Dalley Street Butchery owner Brett Restall in his cool room preparing some quality yearling cuts for sale to his customers in Lismore.
Dalley Street Butchery owner Brett Restall in his cool room preparing some quality yearling cuts for sale to his customers in Lismore. Jacklyn Wagner

Meat labelling promises tender cut

IF YOU like your steak tender, your chances of being sure to get a juicy cut are on the rise.

The NSW Government has promised new labelling laws will make buying the right beef for a barbecue or a casserole easier for consumers.

The laws, which have been developed in consultation with the industry, will require butchers and processors to state the age of the cow the meat comes from on the label.

“What this means for shoppers is that there will be clear description of beef categories,” NSW Primary Industries Minister Steve Whan said.

“Age can have an impact on the tenderness and flavour of the meat.

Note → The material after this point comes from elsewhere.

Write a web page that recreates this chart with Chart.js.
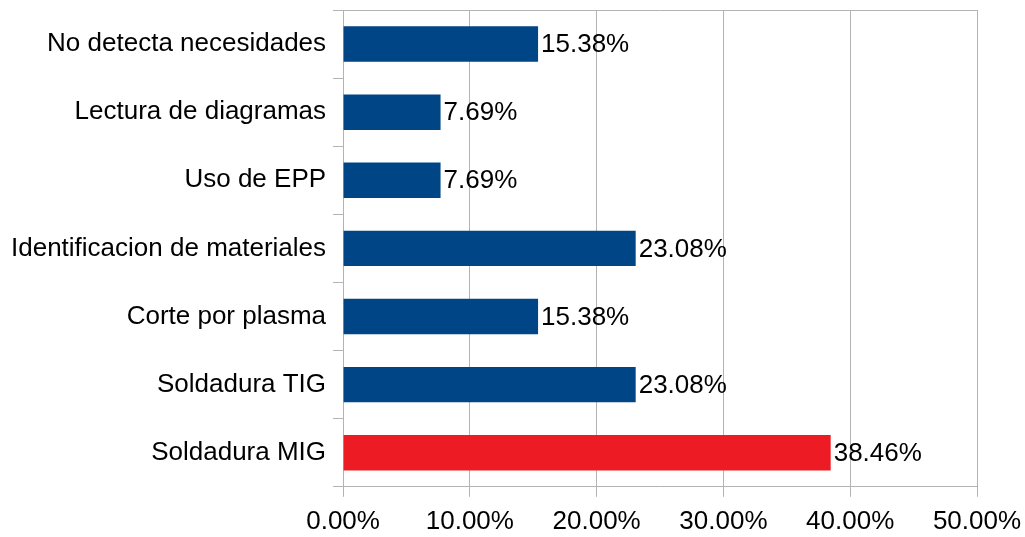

Put simply, younger best quality beef commands a premium price, whereas an older cow provides a cheaper cut.”

Mr Whan said that for a long time the industry had self-regulated the use of supplementary labelling descriptions with terms such as grain fed/grass fed, organic, geographic origin, Halal/Kosher, aged/tenderised/marbled.

With the start of the new beef labelling requirements, from August 31 these claims will have to be accurate and substantiated.

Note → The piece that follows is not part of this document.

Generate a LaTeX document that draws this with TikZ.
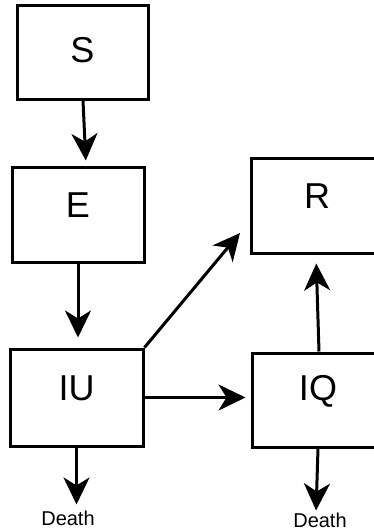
\documentclass[tikz,border=0pt]{standalone}
\usepackage{fontspec}
\setmainfont{Liberation Sans}
\usetikzlibrary{arrows.meta}
\tikzset{
  box/.style={draw=black, line width=3pt, minimum width=132pt, minimum height=95pt, inner sep=0pt, fill=white},
  big/.style={font=\fontsize{36}{40}\selectfont, inner sep=0pt},
  small/.style={font=\fontsize{20}{24}\selectfont, inner sep=0pt},
  arr/.style={line width=3pt, -{Stealth[length=27pt, width=26pt, inset=8pt]}}
}
\begin{document}
\begin{tikzpicture}[x=1pt, y=-1pt]
\useasboundingbox (0,0) rectangle (374,531);
\begin{scope}
\clip (0,0) rectangle (374,531);
\node[box, minimum width=131pt, minimum height=94pt] (S) at (82.5,52) {};
\node[big] (St) at ([yshift=2pt]S.center) {S};
\node[box] (E) at (78,214.5) {};
\node[big] (Et) at ([yshift=9.5pt]E.center) {E};
\node[box, minimum width=133pt, minimum height=97pt] (IU) at (76.5,397.5) {};
\node[big] (IUt) at ([yshift=9.5pt]IU.center) {IU};
\node[box] (R) at (317,205.5) {};
\node[big] (Rt) at ([yshift=9.5pt]R.center) {R};
\node[box, minimum height=94pt] (IQ) at (318,400) {};
\node[big] (IQt) at ([yshift=9pt]IQ.center) {IQ};
\node[small] (D1) at (68,518) {Death};
\node[small] (D2) at (320,520) {Death};
\coordinate (Rin) at (240,233);

\draw[arr, shorten >=5pt] ([xshift=0.5pt]S.south) -- ([xshift=8pt]E.north);
\draw[arr, shorten >=10pt] (E.south) -- (E.south |- IU.north);
\draw[arr, shorten >=5pt] (IU.east) -- (IU.east -| IQ.west);
\draw[arr] (IU.north east) -- (Rin);
\draw[arr, shorten >=9pt] ([xshift=1pt]IQ.north) -- ([xshift=-1pt]R.south);
\draw[arr, shorten >=6pt] (IU.south) -- (IU.south |- D1.north);
\draw[arr, shorten >=2pt] (IQ.south) -- ([xshift=-2pt]IQ.south |- D2.north);
\end{scope}
\end{tikzpicture}
\end{document}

Some descriptions, including A-grade, export quality, grain assisted and milk fed will be also disallowed.

Brett Restall, of Dalley Street Butchery in Lismore, said he believed the new labelling would have the most impact on supermarkets and large outlets who sold a wide variety of beef.

“I sell the best I can get and that is yearling,” he said. “If you’re going for tenderness, that’s what you have to sell.”

Mr Restall said all meat displayed on his counter had yearling written on it.

“But we do a fair few pre-packs as well, so labelling all those is going to be a bit of a time-consuming job.”

So how do you know if the meat you are buying is going to be tough as old boots?

Mr Whan said retailers or supermarkets selling beef from older cows must label it ‘economy’.

“This is a win for producers, who were previously disadvantaged by non-enforceable voluntary labelling of beef products, and a win for consumers, who can now easily understand what they’re buying,” he said.

Butchers will be off the hook for the first six months after the laws are introduced, with a moratorium on penalties.

During that time the NSW Food Authority will work with businesses to ensure they are complying with the new system.

NSW will become the first state to provide enforceable ‘truth in labelling’ requirements on beef intended for sale.